Supplied data:
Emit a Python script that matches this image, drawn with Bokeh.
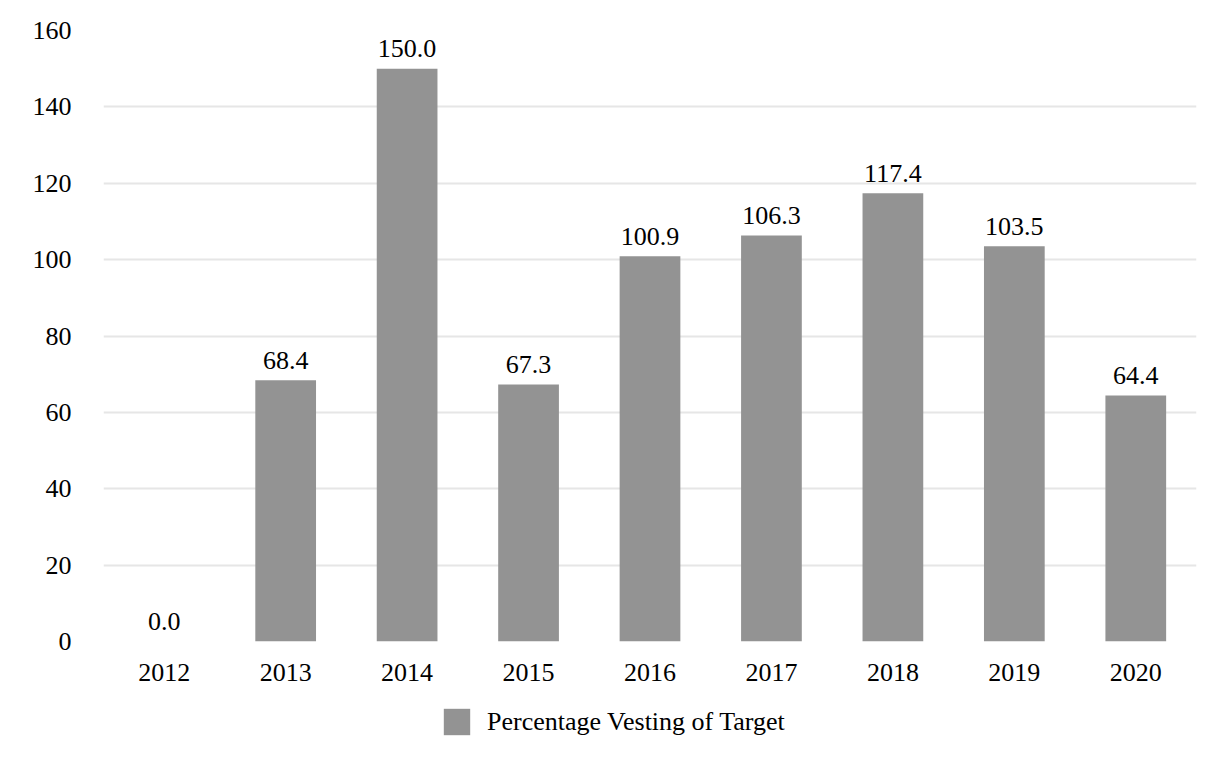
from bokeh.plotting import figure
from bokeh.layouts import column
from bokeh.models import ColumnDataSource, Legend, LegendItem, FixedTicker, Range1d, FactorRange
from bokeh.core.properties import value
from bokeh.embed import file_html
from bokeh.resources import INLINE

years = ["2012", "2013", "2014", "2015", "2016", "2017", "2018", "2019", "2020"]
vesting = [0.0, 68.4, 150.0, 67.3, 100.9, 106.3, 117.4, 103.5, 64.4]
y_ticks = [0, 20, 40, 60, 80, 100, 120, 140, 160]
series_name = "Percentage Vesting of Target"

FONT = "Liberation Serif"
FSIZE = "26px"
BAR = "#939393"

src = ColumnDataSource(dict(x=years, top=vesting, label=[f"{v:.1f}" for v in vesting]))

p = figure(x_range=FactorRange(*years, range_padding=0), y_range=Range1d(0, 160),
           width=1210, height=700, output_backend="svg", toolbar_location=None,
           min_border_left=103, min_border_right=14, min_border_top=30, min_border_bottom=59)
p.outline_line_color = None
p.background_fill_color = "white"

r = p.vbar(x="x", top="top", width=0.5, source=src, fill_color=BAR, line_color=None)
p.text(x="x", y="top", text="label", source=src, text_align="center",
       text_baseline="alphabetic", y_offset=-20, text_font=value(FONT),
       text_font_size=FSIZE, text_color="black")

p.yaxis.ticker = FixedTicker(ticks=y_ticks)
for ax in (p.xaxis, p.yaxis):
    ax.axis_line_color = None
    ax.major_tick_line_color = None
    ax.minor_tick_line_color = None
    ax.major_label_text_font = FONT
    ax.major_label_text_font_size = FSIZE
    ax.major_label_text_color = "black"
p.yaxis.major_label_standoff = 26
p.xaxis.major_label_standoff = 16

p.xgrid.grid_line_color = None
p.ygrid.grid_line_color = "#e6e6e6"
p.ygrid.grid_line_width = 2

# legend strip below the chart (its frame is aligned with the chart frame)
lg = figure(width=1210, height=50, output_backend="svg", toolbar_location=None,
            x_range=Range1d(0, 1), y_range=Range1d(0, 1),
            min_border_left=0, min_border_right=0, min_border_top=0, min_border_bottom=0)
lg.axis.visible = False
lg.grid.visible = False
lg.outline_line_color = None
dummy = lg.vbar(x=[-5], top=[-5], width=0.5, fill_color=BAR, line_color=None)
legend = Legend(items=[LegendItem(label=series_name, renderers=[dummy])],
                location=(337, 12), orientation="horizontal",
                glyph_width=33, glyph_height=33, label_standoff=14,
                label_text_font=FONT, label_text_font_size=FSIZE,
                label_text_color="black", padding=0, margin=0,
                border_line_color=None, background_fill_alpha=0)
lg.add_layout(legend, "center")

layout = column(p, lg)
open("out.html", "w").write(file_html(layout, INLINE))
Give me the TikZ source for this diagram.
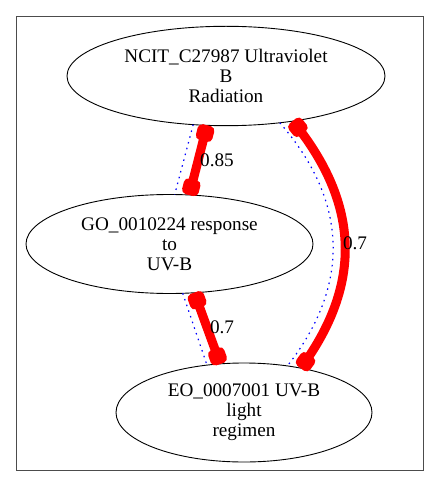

Task brief:
Return the listing above in full and without alteration, excluding its pictures.

Finished task:
Emit a Python script that matches this image, drawn with Bokeh.
from bokeh.plotting import figure
from bokeh.layouts import column
from bokeh.models import ColumnDataSource, Legend, LegendItem, FixedTicker, Range1d, FactorRange
from bokeh.core.properties import value
from bokeh.embed import file_html
from bokeh.resources import INLINE

years = ["2012", "2013", "2014", "2015", "2016", "2017", "2018", "2019", "2020"]
vesting = [0.0, 68.4, 150.0, 67.3, 100.9, 106.3, 117.4, 103.5, 64.4]
y_ticks = [0, 20, 40, 60, 80, 100, 120, 140, 160]
series_name = "Percentage Vesting of Target"

FONT = "Liberation Serif"
FSIZE = "26px"
BAR = "#939393"

src = ColumnDataSource(dict(x=years, top=vesting, label=[f"{v:.1f}" for v in vesting]))

p = figure(x_range=FactorRange(*years, range_padding=0), y_range=Range1d(0, 160),
           width=1210, height=700, output_backend="svg", toolbar_location=None,
           min_border_left=103, min_border_right=14, min_border_top=30, min_border_bottom=59)
p.outline_line_color = None
p.background_fill_color = "white"

r = p.vbar(x="x", top="top", width=0.5, source=src, fill_color=BAR, line_color=None)
p.text(x="x", y="top", text="label", source=src, text_align="center",
       text_baseline="alphabetic", y_offset=-20, text_font=value(FONT),
       text_font_size=FSIZE, text_color="black")

p.yaxis.ticker = FixedTicker(ticks=y_ticks)
for ax in (p.xaxis, p.yaxis):
    ax.axis_line_color = None
    ax.major_tick_line_color = None
    ax.minor_tick_line_color = None
    ax.major_label_text_font = FONT
    ax.major_label_text_font_size = FSIZE
    ax.major_label_text_color = "black"
p.yaxis.major_label_standoff = 26
p.xaxis.major_label_standoff = 16

p.xgrid.grid_line_color = None
p.ygrid.grid_line_color = "#e6e6e6"
p.ygrid.grid_line_width = 2

# legend strip below the chart (its frame is aligned with the chart frame)
lg = figure(width=1210, height=50, output_backend="svg", toolbar_location=None,
            x_range=Range1d(0, 1), y_range=Range1d(0, 1),
            min_border_left=0, min_border_right=0, min_border_top=0, min_border_bottom=0)
lg.axis.visible = False
lg.grid.visible = False
lg.outline_line_color = None
dummy = lg.vbar(x=[-5], top=[-5], width=0.5, fill_color=BAR, line_color=None)
legend = Legend(items=[LegendItem(label=series_name, renderers=[dummy])],
                location=(337, 12), orientation="horizontal",
                glyph_width=33, glyph_height=33, label_standoff=14,
                label_text_font=FONT, label_text_font_size=FSIZE,
                label_text_color="black", padding=0, margin=0,
                border_line_color=None, background_fill_alpha=0)
lg.add_layout(legend, "center")

layout = column(p, lg)
open("out.html", "w").write(file_html(layout, INLINE))
Give me the TikZ source for this diagram.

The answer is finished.